While Meta and Telus International, the company employed by Meta to moderate Persian language content, have denied these claims and stated that the process is organized to prevent personal opinions from influencing moderation, reviewers say there aren’t any “serious consequences” to independently deleting a reported post, and that auditing to review the moderators’ decisions is rare.

 

Global Tech Policy

  • Longtime Facebook COO Sheryl Sandberg announced that she would be stepping down from her post at the social media giant. Sandberg guided Facebook through controversy and towards success, though many critics believe her legacy will be mixed at best.
  • The Brazilian government has signed an agreement with Telegram to counter disinformation ahead of the country’s upcoming presidential elections. Telegram is the latest tech company to make such a commitment to Brazil, following Google and Meta.
  • A federal judge has blocked a recent Florida law that would prevent social media companies from banning politicians on their platforms. The ruling concluded that private companies’ content moderation policies are extensions of their first amendment rights and therefore not subject to government interference.

 

Cybersecurity

  • Russian hackers have grown frustrated over their increasing inability to launch ransomware attacks, likely due to stringent Western sanctions. Experts have said that sanctions preventing the use of credit cards in Russia have curtailed the hackers’ ability to hold Western countries hostage.
  • Last Friday, Github shared further information on the theft of over 100,000 user credentials last month, which allowed the hackers to access NPM data and customer information. The company acknowledged that the attacker had used OAuth tokens to infiltrate the system and target specific user accounts. 

 

Human Rights

  • A recent breach of security servers in Xinjiang has revealed thousands of graphic images and videos depicting Uighur detainees suffering abuse from Chinese authorities.

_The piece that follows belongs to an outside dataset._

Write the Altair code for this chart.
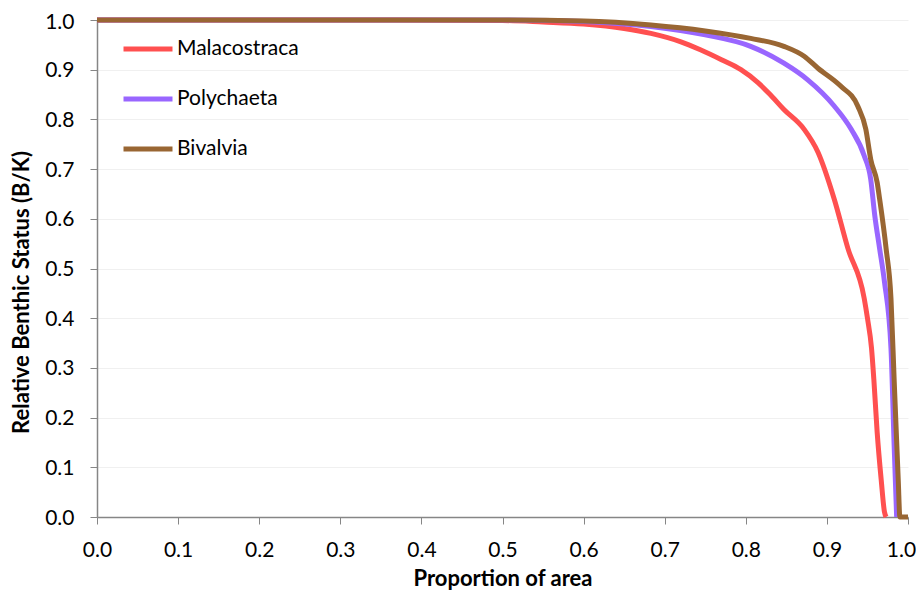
import altair as alt
import pandas as pd

series_names = ["Malacostraca", "Polychaeta", "Bivalvia"]
series_colors = ["#FF5050", "#9966FF", "#996633"]

mala_x = [0.0, 0.3, 0.5, 0.55, 0.6, 0.65, 0.683, 0.72, 0.744, 0.77, 0.794, 0.815, 0.83, 0.847,
          0.872, 0.889, 0.909, 0.926, 0.946, 0.95, 0.955, 0.958, 0.962, 0.967, 0.971, 0.973]
mala_y = [1.0, 1.0, 0.999, 0.996, 0.992, 0.983, 0.973, 0.956, 0.94, 0.92, 0.90, 0.874, 0.85, 0.82,
          0.78, 0.734, 0.64, 0.54, 0.44, 0.40, 0.34, 0.274, 0.17, 0.074, 0.01, 0.0]

poly_x = [0.0, 0.5, 0.56, 0.6, 0.683, 0.75, 0.806, 0.847, 0.876, 0.909, 0.93, 0.946, 0.954,
          0.959, 0.965, 0.971, 0.979, 0.983, 0.986]
poly_y = [1.0, 1.0, 0.999, 0.997, 0.987, 0.97, 0.947, 0.913, 0.88, 0.827, 0.78, 0.727, 0.68,
          0.607, 0.54, 0.473, 0.34, 0.14, 0.0]

biv_x = [0.0, 0.5, 0.6, 0.683, 0.75, 0.806, 0.847, 0.872, 0.889, 0.917, 0.938, 0.948, 0.954,
         0.962, 0.965, 0.973, 0.979, 0.983, 0.988, 0.990, 1.0]
biv_y = [1.0, 1.0, 0.998, 0.99, 0.978, 0.963, 0.947, 0.927, 0.903, 0.867, 0.827, 0.78, 0.72,
         0.673, 0.64, 0.54, 0.44, 0.273, 0.073, 0.0, 0.0]

rows = []
for name, xs, ys in [("Malacostraca", mala_x, mala_y), ("Polychaeta", poly_x, poly_y), ("Bivalvia", biv_x, biv_y)]:
    for i, (x, y) in enumerate(zip(xs, ys)):
        rows.append({"series": name, "x": x, "y": y, "order": i})
df = pd.DataFrame(rows)

FONT = "Lato"
ticks = [i / 10 for i in range(11)]

chart = alt.Chart(df).mark_line(strokeWidth=5, interpolate="monotone").encode(
    x=alt.X("x:Q", title="Proportion of area",
            scale=alt.Scale(domain=[0, 1], nice=False),
            axis=alt.Axis(values=ticks, format=".1f", grid=False, labelFlush=False,
                          tickSize=7, labelPadding=15, titlePadding=8,
                          labelOffset={"condition": {"test": "datum.value >= 1", "value": -7}, "value": 0},
                          domainColor="#868686", tickColor="#868686", domainWidth=1.5,
                          labelFontSize=21, titleFontSize=22, titleFontWeight="bold",
                          labelColor="#000", titleColor="#000", labelFont=FONT, titleFont=FONT)),
    y=alt.Y("y:Q", title="Relative Benthic Status (B/K)",
            scale=alt.Scale(domain=[0, 1], nice=False),
            axis=alt.Axis(values=ticks, format=".1f", grid=True,
                          gridColor="#F0F0F0", tickSize=7, labelPadding=16, titlePadding=11,
                          titleY=272,
                          labelOffset={"condition": {"test": "datum.value >= 1", "value": 2}, "value": 1},
                          domainColor="#868686", tickColor="#868686", domainWidth=1.5,
                          labelFontSize=21, titleFontSize=22, titleFontWeight="bold",
                          labelColor="#000", titleColor="#000", labelFont=FONT, titleFont=FONT)),
    color=alt.Color("series:N", scale=alt.Scale(domain=series_names, range=series_colors),
                    legend=alt.Legend(title=None, orient="none", legendX=24, legendY=2,
                                      symbolType="stroke", symbolSize=2400, symbolStrokeWidth=5,
                                      labelFontSize=21, labelFont=FONT, labelColor="#000",
                                      rowPadding=13, labelOffset=2)),
    order="order:Q",
).properties(
    width=811, height=497,
    autosize=alt.AutoSizeParams(type="none"),
    padding={"left": 89, "top": 12, "right": 8, "bottom": 73},
).configure_view(stroke=None)

chart.save("out.html", embed_options={"renderer": "svg", "actions": False})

The hack represents a rare breach in the typically impenetrable CCP cyber defenses, which greatly obscure the regime’s citizen surveillance and censorship practices.

 

Data and Privacy

  • Human Rights Watch  has found that 89% of government-endorsed education technologies illegally tracked and distributed the information of schoolchildren. Meta was found to be egregiously at fault, with dozens of tech sites sending school data directly to Facebook Pixel, which facilitates targeted ads on Meta platforms.
     

Gender and Inclusion

  •  Polish lawmakers have come under fire for creating a national “pregnancy registry,” which reproductive rights activists fear will be used to prohibit women from obtaining abortions in and outside of the nation’s borders. This is only the latest instance of governments using personal data to monitor women’s reproductive health, as activists make similar pleas to tech companies to protect location data that could threaten women's reproductive freedom in the United States.


Other Tech News

  • Looking to improve your lackadaisical Wordle score? A bit of basic information theory can go a long way to turning yellows into greens and frustration into bragging rights. 
  • The New York state legislature recently passed a moratorium on crypto mining as officials begin an investigation into the environmental impacts of the industry. If signed by Governor Hochul, the bill would prevent fossil-fuel plants from being revived for crypto-mining operations.